#### [AIM]
Locate the word "matplotlib" in the material, then show every line that holds it.

#### [DATASET SECTION]
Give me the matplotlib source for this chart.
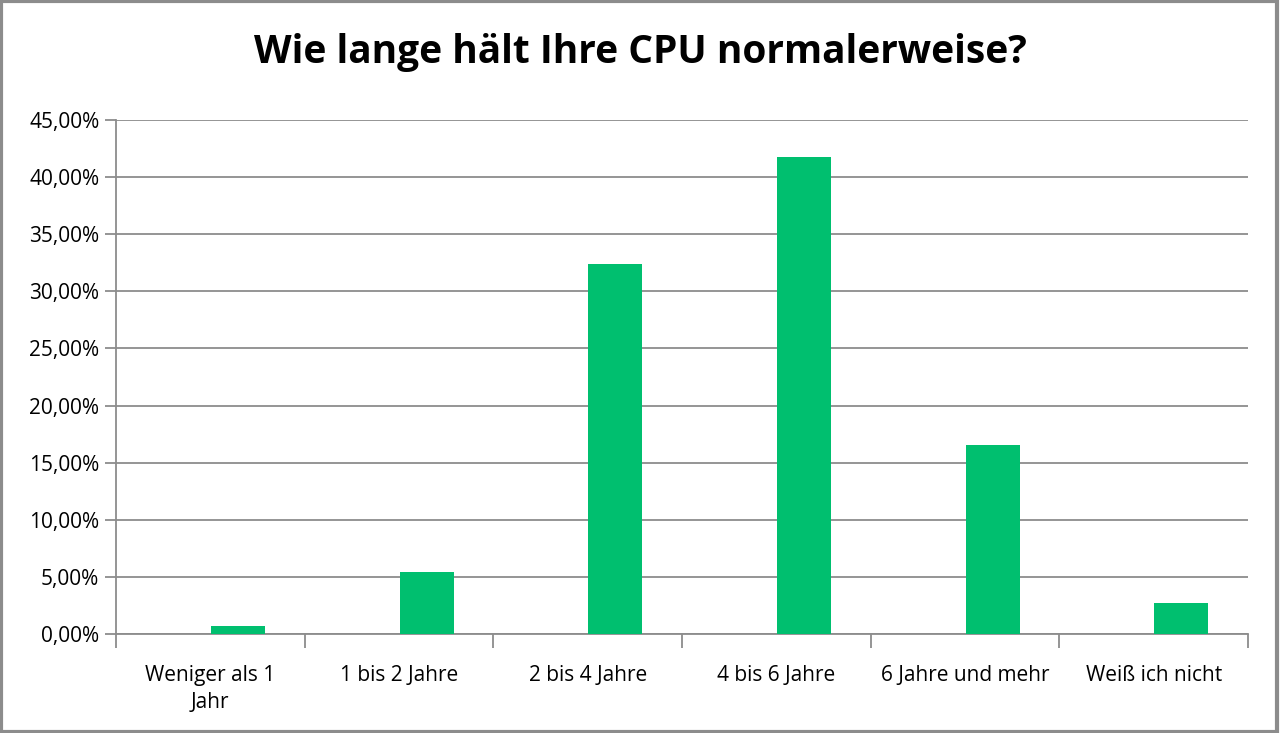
import numpy as np
import matplotlib
matplotlib.use("Agg")
import matplotlib.pyplot as plt
from matplotlib.patches import Rectangle

categories = ["Weniger als 1\nJahr", "1 bis 2 Jahre", "2 bis 4 Jahre",
              "4 bis 6 Jahre", "6 Jahre und mehr", "Weiß ich nicht"]
shares = [0.7, 5.45, 32.35, 41.8, 16.55, 2.75]  # percent
yticks = np.arange(0, 46, 5)

plt.rcParams["font.family"] = ["Open Sans", "DejaVu Sans"]

fig = plt.figure(figsize=(12.8, 7.33), dpi=100)
ax = fig.add_axes([116 / 1280, 99 / 733, 1132 / 1280, 514 / 733])

x = np.arange(len(categories))
ax.bar(x + 0.146, shares, width=0.286, color="#00BF6F", zorder=3)

ax.set_xlim(-0.5, len(categories) - 0.5)
ax.set_ylim(0, 45)
ax.set_yticks(yticks)
ax.set_yticklabels([f"{v:.2f}%".replace(".", ",") for v in yticks], fontsize=15)
ax.yaxis.grid(True, color="#8c8c8c", linewidth=1.3, zorder=0)

# category boundary ticks, labels centred in each category
ax.set_xticks(np.arange(-0.5, len(categories), 1.0))
ax.set_xticklabels([])
ax.set_xticks(x, minor=True)
ax.set_xticklabels(categories, minor=True, fontsize=15, linespacing=1.4)
ax.tick_params(axis="x", which="major", length=10, width=1.3, color="#8c8c8c")
ax.tick_params(axis="x", which="minor", length=0, pad=22)
ax.tick_params(axis="y", length=8, width=1.3, color="#8c8c8c", pad=4)

for side in ["top", "right"]:
    ax.spines[side].set_visible(False)
for side in ["left", "bottom"]:
    ax.spines[side].set_color("#8c8c8c")
    ax.spines[side].set_linewidth(1.3)

fig.text(0.5, 1 - 52 / 733, "Wie lange hält Ihre CPU normalerweise?",
         ha="center", va="center", fontsize=28, fontweight="bold")

# outer chart border
fig.patches.append(Rectangle((0.001, 0.002), 0.997, 0.996, transform=fig.transFigure,
                             fill=False, edgecolor="#8c8c8c", linewidth=3))

fig.savefig("out.png", dpi=100)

#### [COMPLETED TASK]
Give me the matplotlib source for this chart.
import matplotlib
matplotlib.use("Agg")
import matplotlib.pyplot as plt
from matplotlib.patches import Rectangle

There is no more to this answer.